Tom Peters, business guru and futurist, predicted that the first decade of the 21st century would be “The Decade of Design.” Was he right? All you need do is look around. Design is everywhere! With new forms of technology and many young designers jumping on board, the movement is becoming populated with visionary companies such as Moroso, Paola Lenti, Moooi, Ingo Maurer, Cappellini and Tord Boontje. Furniture is becoming art, and more than ever, is being strongly tied to architecture. Indoor/outdoor living is the rage with new technology in fabrics. But look for Herman Miller, Knoll and the other originators to surge in new design concepts in the coming decade to take back the lead.
Hugh Grant
Founder, Director and Curator
Kirkland Museum of Fine & Decorative Art, Denver, Colorado
Perhaps the most important moment for 20th-century modernism in the past 10 years was the re-opening of New York’s Museum of Modern Art in November 2004. The institution has not only been a great window to modern art — since the first director, Alfred Barr, courageously mounted exhibits that disturbed many Americans’ perception of art — but the expansion signaled the continued public interest in and support of modernism. In addition, MoMA renewed its commitment to showing painting and sculpture with decorative art, as I do at the Kirkland Museum. Other museums will begin or expand design departments and, as the public gains a greater understanding of the simultaneous developments in fine and decorative art, the design market will continue to strengthen significantly.

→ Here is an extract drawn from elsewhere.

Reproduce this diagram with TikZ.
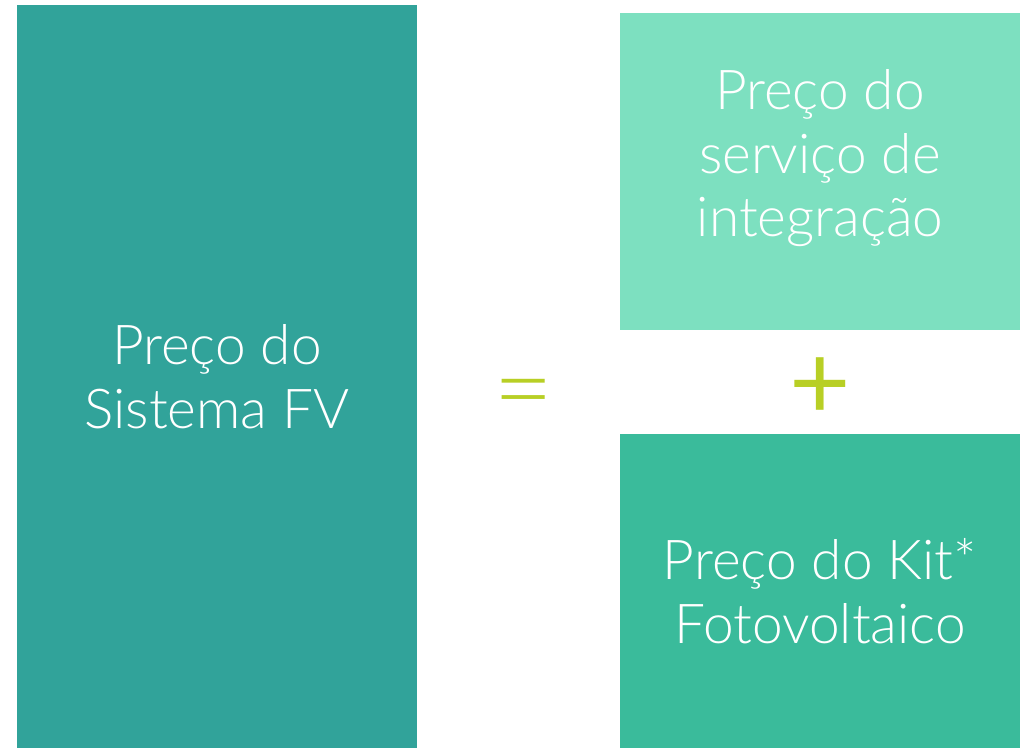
\documentclass[tikz,border=0pt]{standalone}
\usepackage{fontspec}
\setmainfont{Lato}[UprightFont=* Light]
\newfontfamily\simbolofont{Lato}
\usepackage{tikz}
\usetikzlibrary{positioning, calc}
\definecolor{fvteal}{HTML}{31A39A}
\definecolor{fvmint}{HTML}{7DE0C0}
\definecolor{fvgreen}{HTML}{3ABB9B}
\definecolor{fvlime}{HTML}{B8CF25}

\begin{document}
\begin{tikzpicture}[
    x=1pt, y=-1pt,
    box/.style={inner sep=0pt, minimum width=400pt, align=center, text=white, font=\fontsize{55}{63.5}\selectfont},
    simbolo/.style={inner sep=0pt, text=fvlime}
]
    \useasboundingbox (0,0) rectangle (1030,748);

    % Boxes
    \node[box, fill=fvteal, minimum height=743pt] (sistema) at (217,376.5) {Preço do\\Sistema FV};
    \node[box, fill=fvmint, minimum height=317pt] (servico) at (820,171.5) {};
    \node[box, fill=fvgreen, minimum height=314pt] (kit) at (820,591) {Preço do Kit*\\Fotovoltaico};

    % Text of the upper box
    \node[box] (servicotxt) at ($(servico.center)+(0,-13)$) {Preço do\\serviço de\\integração};

    % Symbols
    \node[simbolo, font=\fontsize{104}{104}\selectfont] (igual) at (524,402) {=};
    \node[simbolo, font=\simbolofont\fontsize{106}{106}\selectfont] (mais) at (820,389) {+};
\end{tikzpicture}
\end{document}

The greatest rediscovery of 20th-century modernism will be the increasing realization by the public that decorative art is as legitimate, original and important as fine art. When furniture and other objects by Frank Lloyd Wright and Charles Rennie Mackintosh started selling for large sums, decorative art acquired greater respect. As auction and dealer sales of lesser known designers continue to increase in number and value, and as museums continue to exhibit more decorative art, the public’s esteem will be expanded and enriched. At Kirkland Museum, decorative art and fine art are shown together in a salon environment. Visitors from around the world comment that it is one of the most exciting museum experiences because of the natural feeling of having painting and sculpture and decorative art “in concert” as it has been for centuries in houses.
Michael Webb
Author, Los Angeles, California
Since we are now well into the first decade of the 21st century, I think the discussion should be about “modernism,” rather than “20th-century modernism.” Walt Disney Concert Hall in downtown L.A. demonstrates the power, beauty and utility of modern architecture. It enhances the urban and musical experience and it supplies an icon for a city that has always promised more than it could deliver. And it rebuts the slander that Gehry is willful and impractical.
John Lautner, who designed extraordinary houses for 60 years, mostly in southern California, is widely known only for the Chemosphere. The exhibition at the Hammer Museum in Los Angeles in July 2008 should persuade even
prejudiced easterners that his work deserves greater respect.